Ovarian cancer: Mt Lawley survivor urging women to be aware of symptoms

Ovarian cancer: Mt Lawley survivor urging women to be aware of symptoms
Ovarian cancer: Mt Lawley survivor urging women to be aware of symptoms

MT LAWLEY resident and cancer survivor Helen Clark is urging women to be aware of the warning signs for ovarian cancer as part of a nation-wide campaign.

Ovarian Cancer Australia is urging all Australians to “Know-Ask-Act” to stop women dying from the most lethal gynaecological cancer and change Australia’s dismal ovarian cancer survival rate.

Ms Clark told Guardian Express that the most important thing is to be aware of the symptoms.

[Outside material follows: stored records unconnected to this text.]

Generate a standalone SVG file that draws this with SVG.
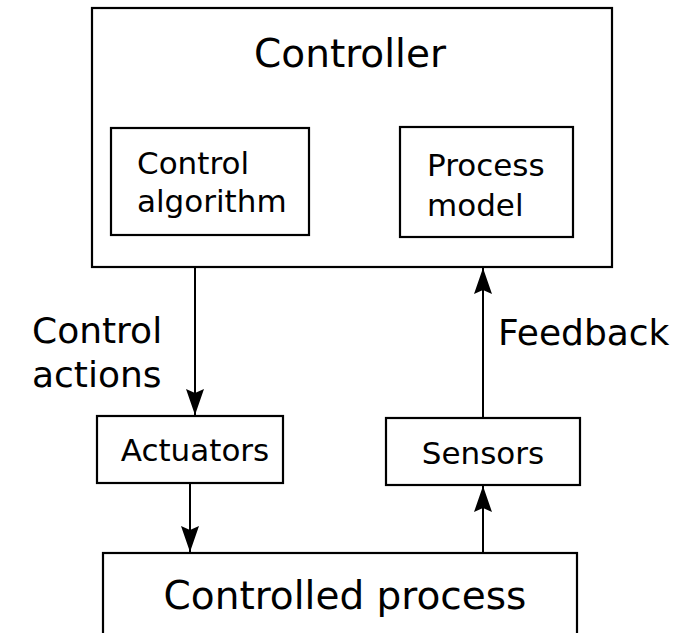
<svg xmlns="http://www.w3.org/2000/svg" width="699" height="633" viewBox="0 0 699 633">
<style>
.box{fill:#fff;stroke:#000;stroke-width:2.2}
.t{font-family:"DejaVu Sans",sans-serif;fill:#000}
.edge{stroke:#000;stroke-width:2;fill:none}
</style>
<defs>
<marker id="ah" viewBox="0 0 26 18" refX="26" refY="9" markerWidth="26" markerHeight="18" markerUnits="userSpaceOnUse" orient="auto">
<path d="M0,0 L26,9 L0,18 L4,9 Z" fill="#000"/>
</marker>
</defs>
<rect width="699" height="633" fill="#fff"/>
<g id="controller">
<rect class="box" x="92" y="8" width="520" height="259"/>
<text class="t" x="350" y="67" font-size="39" text-anchor="middle">Controller</text>
</g>
<g id="control-algorithm">
<rect class="box" x="111" y="128" width="198" height="107"/>
<text class="t" x="137" y="174" font-size="31">Control</text>
<text class="t" x="137" y="212" font-size="31">algorithm</text>
</g>
<g id="process-model">
<rect class="box" x="400" y="127" width="173" height="110"/>
<text class="t" x="427" y="176" font-size="31">Process</text>
<text class="t" x="427" y="216" font-size="31">model</text>
</g>
<g id="actuators">
<rect class="box" x="97" y="416" width="186" height="67"/>
<text class="t" x="195" y="461" font-size="31" text-anchor="middle">Actuators</text>
</g>
<g id="sensors">
<rect class="box" x="386" y="418" width="194" height="67"/>
<text class="t" x="483" y="464" font-size="31" text-anchor="middle">Sensors</text>
</g>
<g id="controlled-process">
<rect class="box" x="103" y="553" width="474" height="100"/>
<text class="t" x="345" y="609" font-size="39" text-anchor="middle">Controlled process</text>
</g>
<g id="connectors">
<line class="edge" x1="195" y1="267" x2="195" y2="415" marker-end="url(#ah)"/>
<line class="edge" x1="483" y1="418" x2="483" y2="268" marker-end="url(#ah)"/>
<line class="edge" x1="190" y1="483" x2="190" y2="552" marker-end="url(#ah)"/>
<line class="edge" x1="483" y1="553" x2="483" y2="486" marker-end="url(#ah)"/>
<text class="t" x="32" y="343" font-size="36">Control</text>
<text class="t" x="32" y="387" font-size="36">actions</text>
<text class="t" x="498" y="345" font-size="36">Feedback</text>
</g>
</svg>
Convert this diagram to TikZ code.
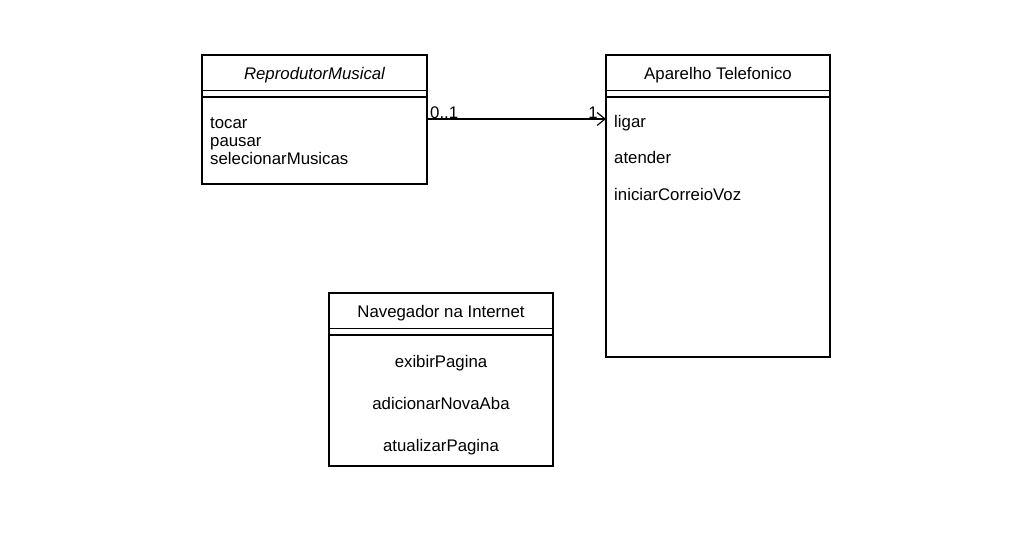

“The symptoms can be quite vague. It can be a lot of different things, and nine times out of ten it won’t be ovarian cancer – but you need to be aware of the signs and symptoms,” she said.

A fitness instructor and intensive care nurse, Ms Clark was teaching a class six years ago when she began to feel strong pain in her abdomen. She assumed she was experiencing appendicitis and took herself to the hospital.

Once at the hospital, doctors found Ms Clark had a burst ovarian cyst which was immediately drained. She underwent an ultrasound where it was revealed she had Stage 1C ovarian cancer.

Two weeks after her diagnosis, Ms Clark made the decision to undergo surgery to remove her uterus, fallopian tubes, ovaries and 20 lymph nodes, and began six weeks of chemotherapy.

Ms Clark had no family history of ovarian cancer and was not aware of the symptoms of it. Since her diagnosis, she has joined Ovarian Cancer Australia as a community ambassador.

OCA is encouraging people to host a Morning or Afternoon ‘Teal’ – teal being the international colour for ovarian cancer – this month to help raise much-needed funds for Ovarian Cancer Australia for research and support programs.

Ms Clark urged women to err on the side of caution.

“Abdominal pain, bloating – or feeling full after eating a small amount, and having to go to the loo frequently – are three basic symptoms.

“Women tend to know their bodies better than anyone so if a doctor tries to fob you off, stick to your guns and seek further information.

“I have heard of a few cases in which people were told not to worry and then were diagnosed (with ovarian cancer) at a later stage.”

Ovarian Cancer Australia’s flagship day, Teal Ribbon Day is the 22nd of February.